豊田道倫 at なんや(名古屋御器所)

 「SING A SONG2」のレコ発ツアー。

なんやというところ

 地図で見ると河の中洲のような区画に見える、鋭角の三角形の土地に建っている三角形の建物。ストリートビューで見ると凄く異様な外観だったが、中はそれほど異様でもなかった。オーナーの手作りか? と思わせるような温かい木造りの内装。ライヴ会場は二階だそうで、二階に上がる階段にはガラス戸がついて閉められていた。防音用なんだろうか? 準備ができるまでは一階で待機とのことなので、腹ごしらえをしつつ待機。料理が皆微妙に足りないのでガンガン頼んでいたら、途中から物凄くお腹いっぱいになってしまう。
 ここでリアルそーへー君を初めて見た。おうおう、大きくなったねえ。おばちゃんは君がベビーカーの中にいる頃から、君の成長を見守ってきたよー。と、内心完全に親戚の気分。豊田さんの文面から、何だか物凄く可愛い少年を想像していたのだけど、普通の少年だった。父親の愛バイアスがかかってたな、私。
 二階席に移動した当初、彼は後からついてきて座布団の山に寝転びながら「僕が誰の弟か知ってる?」と訊いていた。「子ども」と言うのは、子ども心に子どもっぽくて嫌だったのか、彼の心理的な位置づけでは父親は兄貴分みたいなものなのか、どっちなんだろう。漠然と思う。

豊田道倫

 久しぶりに観る豊田さんはずいぶん白髪も増え、後半のエフェクターを使ったノイジーなパートは辛かったが*1、ハッと胸を突かれるようなセンチメンタルさは相変わらず。また、かつてMCで時折見かけた陰湿な棘のような雰囲気は薄くなっていた。今回のライヴで印象に残った発言は以下の通り。
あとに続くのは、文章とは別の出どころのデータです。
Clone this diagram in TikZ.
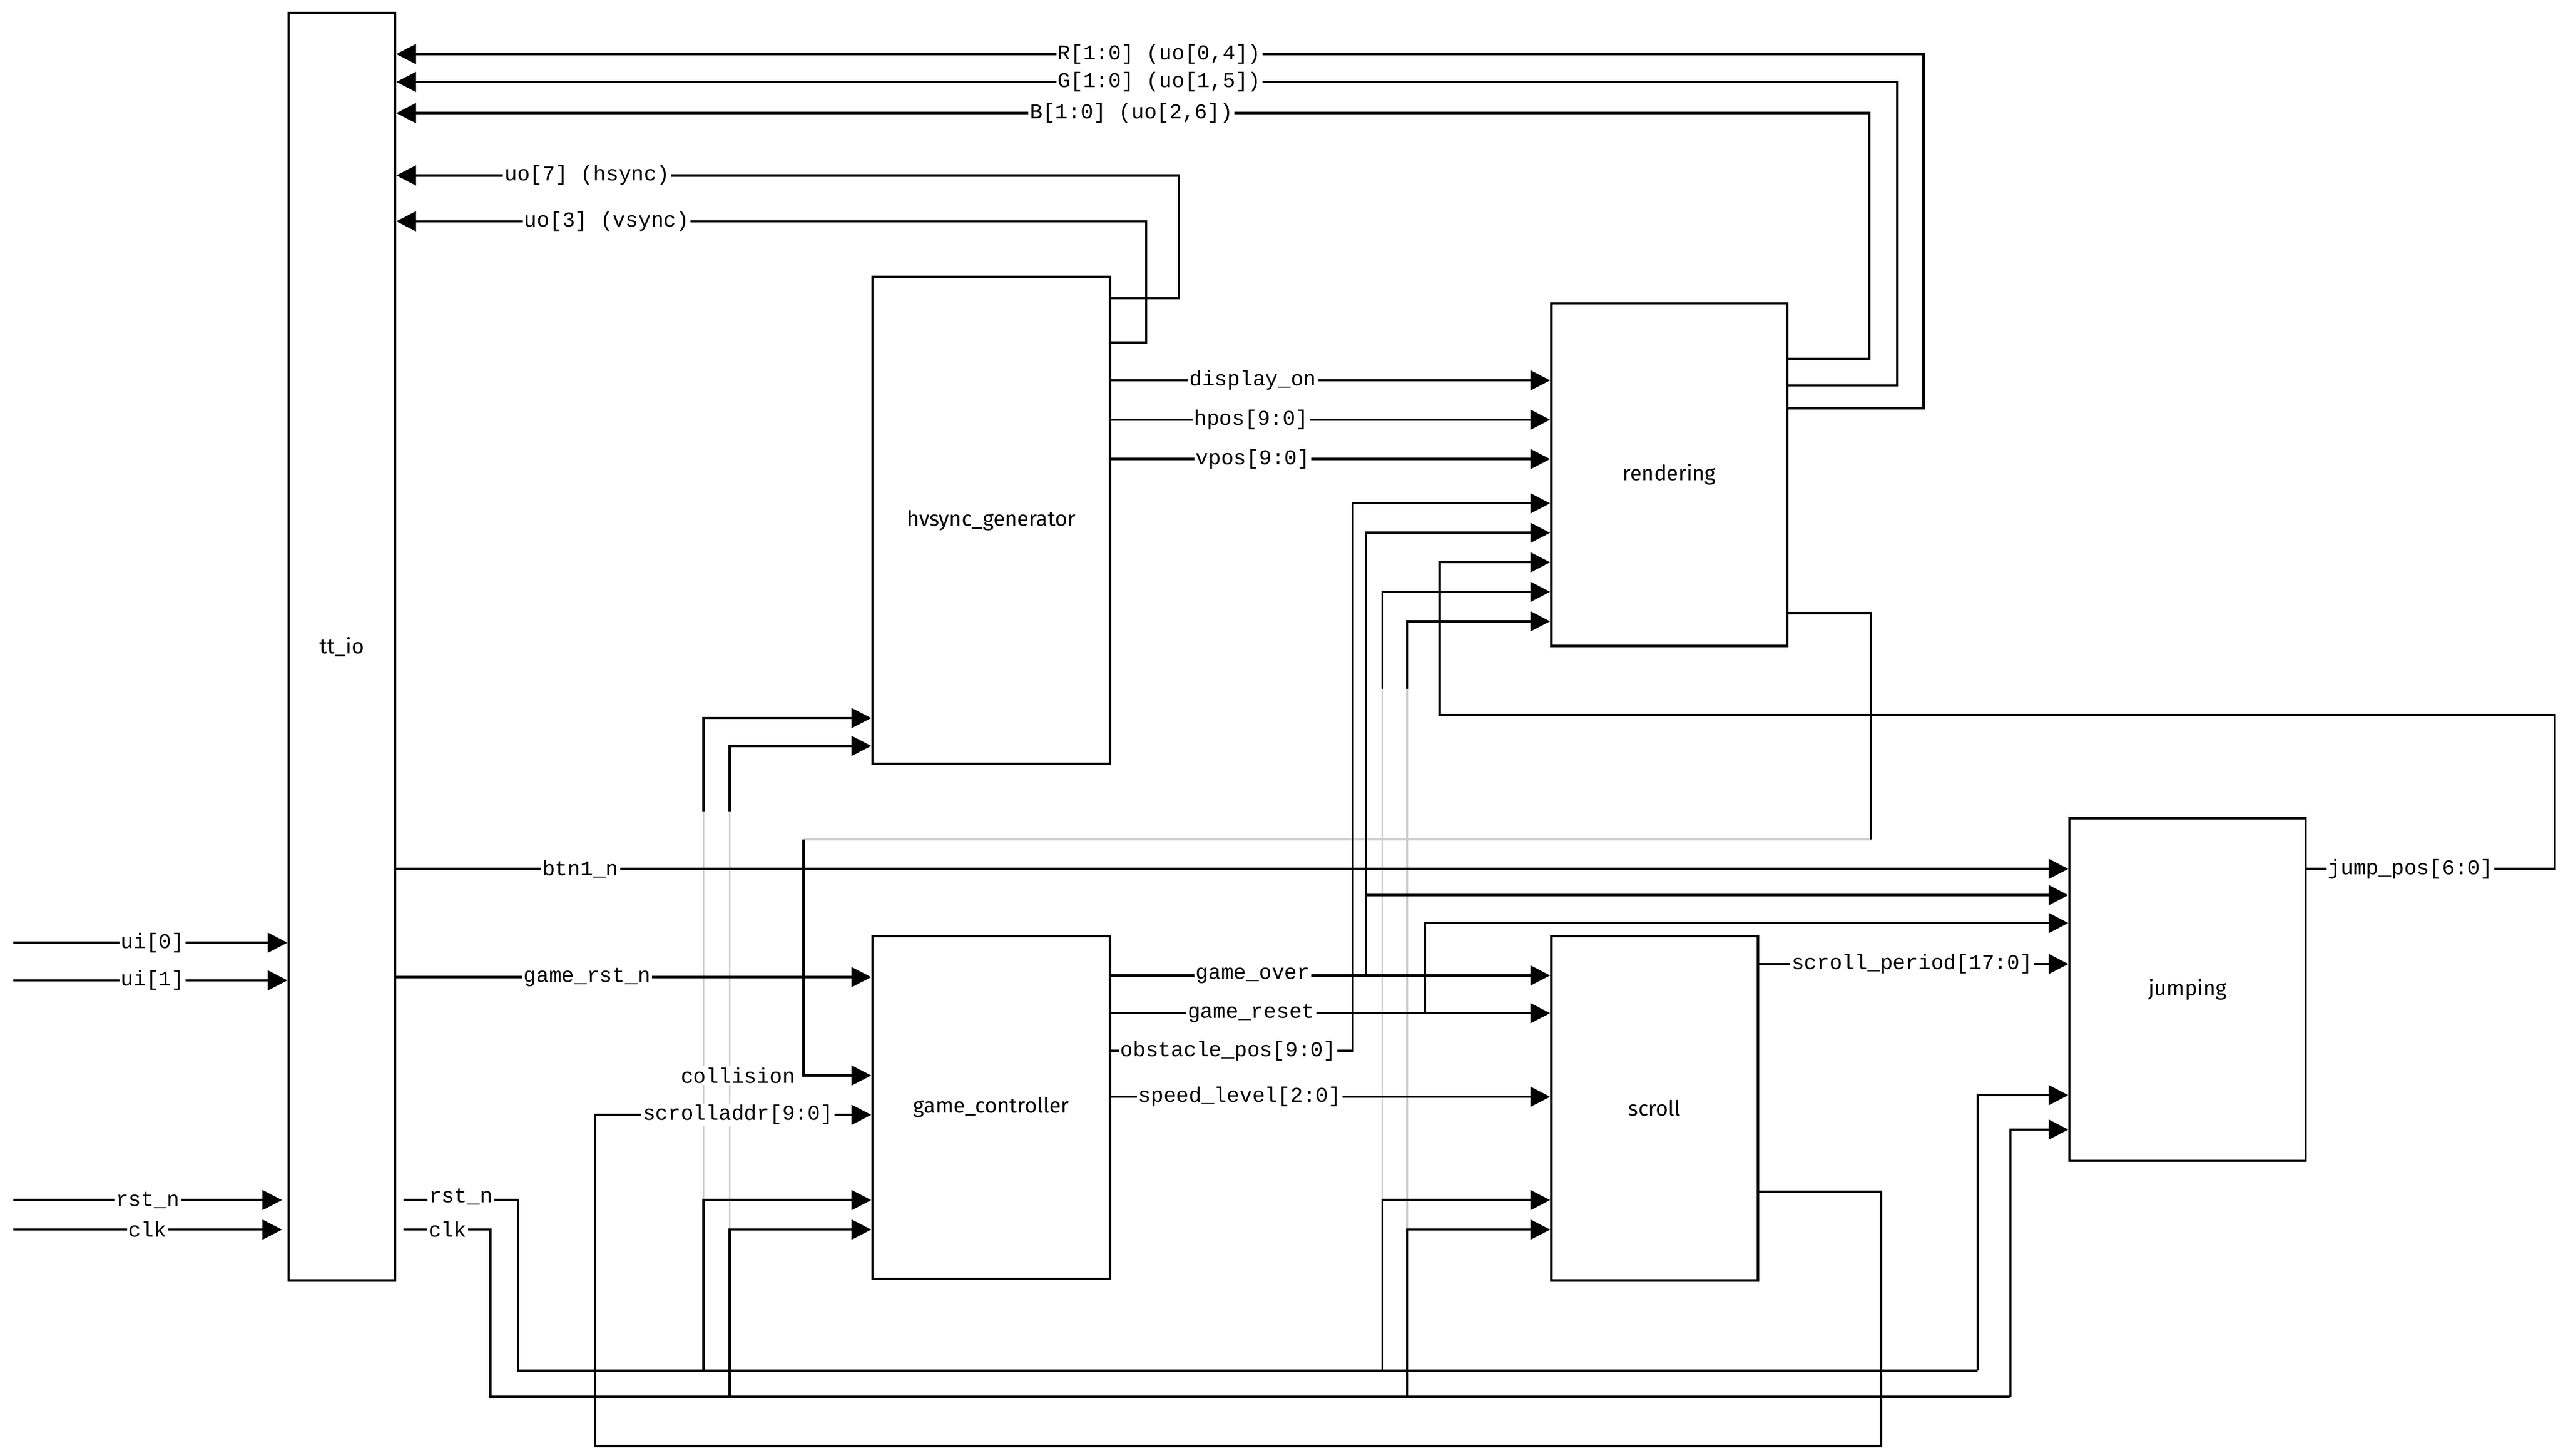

  • 曽我部恵一からうどんの御中元をもらうらしい。
  • 以前来た時は三輪二郎さんと一緒だったらしい。今夜は何処に泊まるのか尋ねると「いや、適当に誰か(女)の家に……」とスカしたことを言っておきながら、結局この店に泊めてもらったという三輪さんのちょっと情けないエピソードを話していた。ははは。続けていると色々なことがあるからね、というようなことも言っていて、もし竹野さんが続けていたら、豊田さんと回るようなことがあったのかもなと思ったりもする。私は竹野さんが今歌っていないことは歌っていることと同じなのだと思っているけど、実際歌っている人とはやっぱり違うよなとも思う。続けている人にしか出せない味や研ぎ澄まされ方というのは、間違いなくある。
  • 石原洋にプロデュースして欲しいらしい。「無理だろうな、『弾き語りの人は嫌い』と言っていたから」といつものボヤキ節。しかし「君はいいね」と言われたとも言う。石原さんのことは好きなんだそうで「いいですよね、山本精一さんをちょっと格好良くした感じで」。わははは。
  • 坂本慎太郎のことを「真面目」と評していた。ロックでサイケで……のスタイルを作って、そこから外れないことを評してらしい。「(自分のかぶっていた白いキャップを指して)彼らは絶対こんな帽子被らないと思うもん」。わははは、確かにファイテンのキャップは被らないだろう。豊田さんの絶妙なダサさは相変わらずだなあ。

 で、私は相変わらず孤独が染み入る歌に弱い。「東京の客は自分を見ずにあらぬ方向ばかりみている。自分の中の空想に浸っているのだろう」というようなことを豊田さんは言っていたが、自分の態度は豊田さん言うところの「東京の客」そのものズバリで、思わず苦笑い。というか、豊田さんの歌詞の「他人の個人的な記憶や感傷にリンク・共鳴する力」が強力過ぎるんだよ! 彼の歌は、彼の個人的な体験や記憶を軽々と越えて、私の記憶の断片や(普段は地獄の釜にしまっている)感傷のかけらを激しく揺さぶる。どこかへ旅行へ出かけるのに一葉の写真なんて実際には持たないけど、それが歌としてフレーズに乗っかると無茶苦茶胸に染み入る。別れた遥か昔の恋人に実際会っても(豊田さんの言うとおり)「太った(皮膚たるんだ、白髪増えた、ハゲた、老けた)な……」位にしか思わないのはわかっている。それでも「東京の恋人」は美しいんだよ! ということで、本日もボロ泣きで帰路。豊田さんは独りで観に行くのが必須というか、周囲に好きだと話すことさえ憚られる、そういう位置づけにある人で、好きなんだけど大っぴらに好きと言いづらい。何だかとても厄介な、好きな人。

SING A SONG 2

SING A SONG 2

東京の恋人

東京の恋人

*1:音の大きさと会場のサイズ、音と会場の雰囲気が合っていなくて耳が痛かった!